Emergency Supplies: In addition to extra food and water there are a few other things you should bring along on a day hike just in case of emergencies. A first aid kit with some sort of antiseptic and bandages is a must. Some sort of water filtering or purifying device such as a UV purifier, filtering straw, or iodine tablets can help keep your pack lighter if you would prefer to carry less water with you. A good knife, some paracord, a waterproof lighter or waterproof matches, and some sort of emergency blanket or small tarp would also be recommended for a day hiking pack in case you find yourself in need of an emergency shelter. A backup power bank for your cell phone or other electronic devices should be considered as well, and if you are going to be hiking in an area with any risk of running into bears or other predators, a bear spray should also be packed in an easy to reach area.
Navigation Equipment: Before you go on any hike, especially on a new trail or in an unfamiliar area, you should look over a map and plan what route you plan to take. On top of looking into where you'll be hiking before you head out to the trail you should also pick up a map or download one onto your phone beforehand. A compass goes hand in hand with this in case it is needed for emergency navigation, but a better, more expensive option would be an electronic worldwide GPS Navigator. These will let you download maps or set markers for important locations and always send you in the right direction.

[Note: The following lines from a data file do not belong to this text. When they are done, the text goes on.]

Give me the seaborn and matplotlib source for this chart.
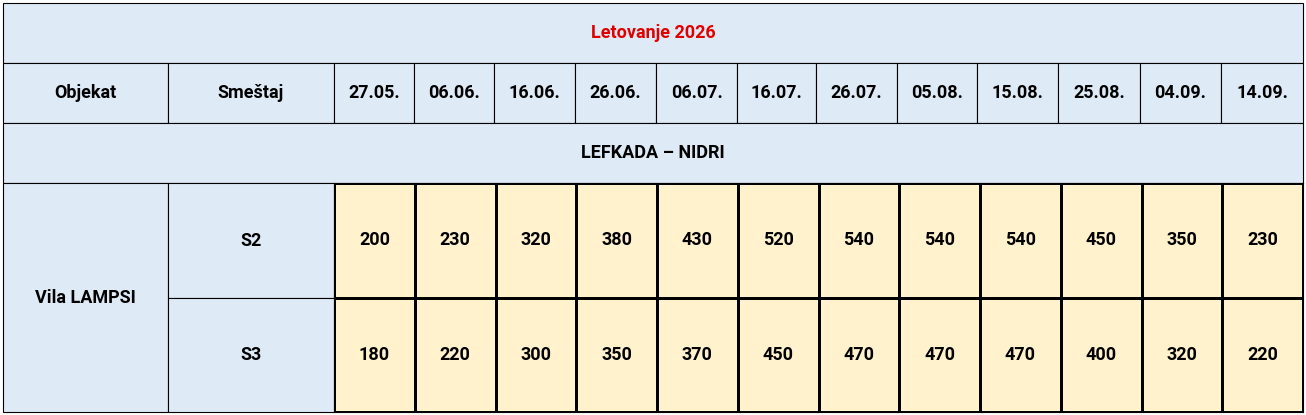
import matplotlib
matplotlib.use("Agg")
import matplotlib.pyplot as plt
import seaborn as sns
import numpy as np
from matplotlib.colors import ListedColormap
from matplotlib.patches import Rectangle

title = "Letovanje 2026"
dates = ["27.05.", "06.06.", "16.06.", "26.06.", "06.07.", "16.07.", "26.07.",
         "05.08.", "15.08.", "25.08.", "04.09.", "14.09."]
region = "LEFKADA – NIDRI"
objekat = "Vila LAMPSI"
smestaj = ["S2", "S3"]
s2 = [200, 230, 320, 380, 430, 520, 540, 540, 540, 450, 350, 230]
s3 = [180, 220, 300, 350, 370, 450, 470, 470, 470, 400, 320, 220]

W, H = 1306, 415
BLUE = "#deeaf6"
YEL = "#fff2cc"
font = ["Liberation Sans Narrow", "Roboto", "DejaVu Sans"]

fig = plt.figure(figsize=(W/100, H/100), dpi=100)
ax = fig.add_axes([0, 0, 1, 1])
ax.set_xlim(0, W); ax.set_ylim(H, 0); ax.axis("off")

xs = [3, 168, 334, 414, 494, 575, 656, 737, 816, 897, 977, 1058, 1140, 1221, 1303]
ys = [3, 63, 123, 183, 298, 412]

def cell(x0, y0, x1, y1, text="", color=BLUE, tc="black", size=13):
    ax.add_patch(Rectangle((x0, y0), x1-x0, y1-y0, facecolor=color, edgecolor="black", lw=0.8))
    if text:
        ax.text((x0+x1)/2, (y0+y1)/2, text, ha="center", va="center", color=tc,
                fontsize=size, fontweight="bold", family=font)

cell(xs[0], ys[0], xs[-1], ys[1], title, tc="#e00000")
cell(xs[0], ys[1], xs[1], ys[2], "Objekat")
cell(xs[1], ys[1], xs[2], ys[2], "Smeštaj")
for i, d in enumerate(dates):
    cell(xs[2+i], ys[1], xs[3+i], ys[2], d)
cell(xs[0], ys[2], xs[-1], ys[3], region)
cell(xs[0], ys[3], xs[1], ys[5], objekat)
cell(xs[1], ys[3], xs[2], ys[4], smestaj[0])
cell(xs[1], ys[4], xs[2], ys[5], smestaj[1])

# price grid via seaborn heatmap
hx = fig.add_axes([xs[2]/W, 1-ys[5]/H, (xs[-1]-xs[2])/W, (ys[5]-ys[3])/H])
vals = np.array([s2, s3])
sns.heatmap(vals, ax=hx, cmap=ListedColormap([YEL]), cbar=False, annot=True, fmt="d",
            linewidths=0.8, linecolor="black",
            annot_kws={"fontsize": 13, "fontweight": "bold", "family": font, "color": "black"})
hx.set_xticks([]); hx.set_yticks([])
for s in hx.spines.values():
    s.set_visible(True); s.set_color("black"); s.set_linewidth(0.8)

fig.savefig("out.png", dpi=100)
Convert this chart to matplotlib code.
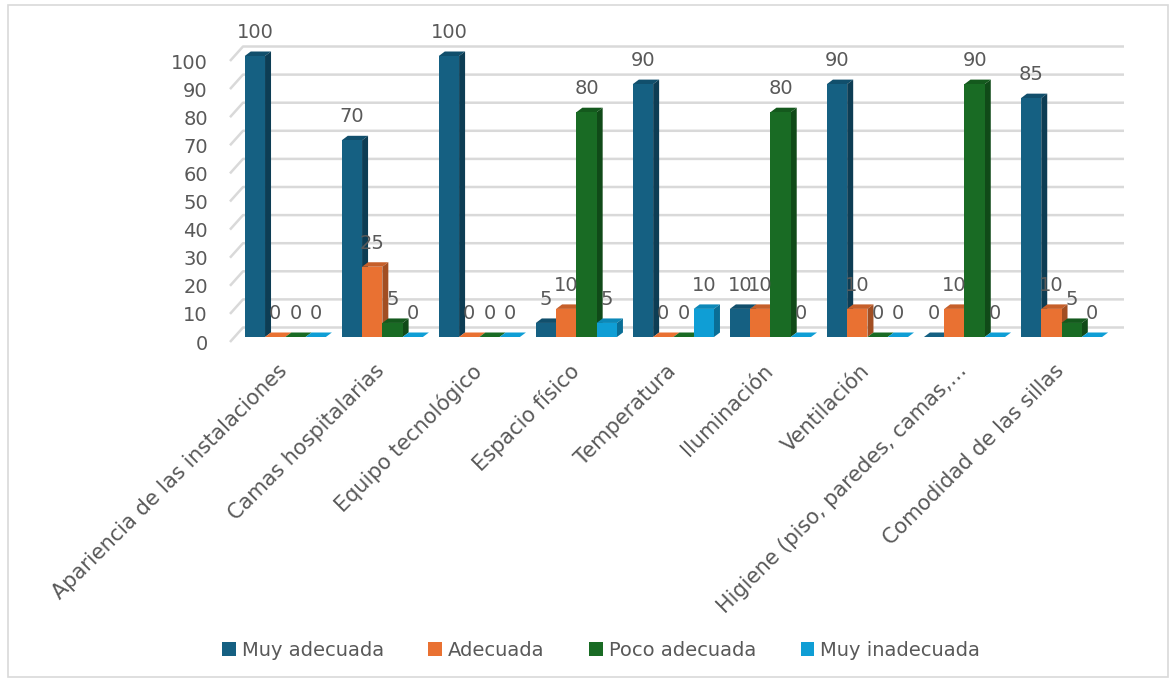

While there may be other items you would want to bring with you on a day hike, following this list will make sure you are prepared for any normal conditions you might encounter. You should also let close family or friends know where you are going to be hiking and when to expect to hear back from you before your trip, especially if you are going day hiking alone. After proper preparation, all that's left to do is lace up your boots and enjoy the outdoors.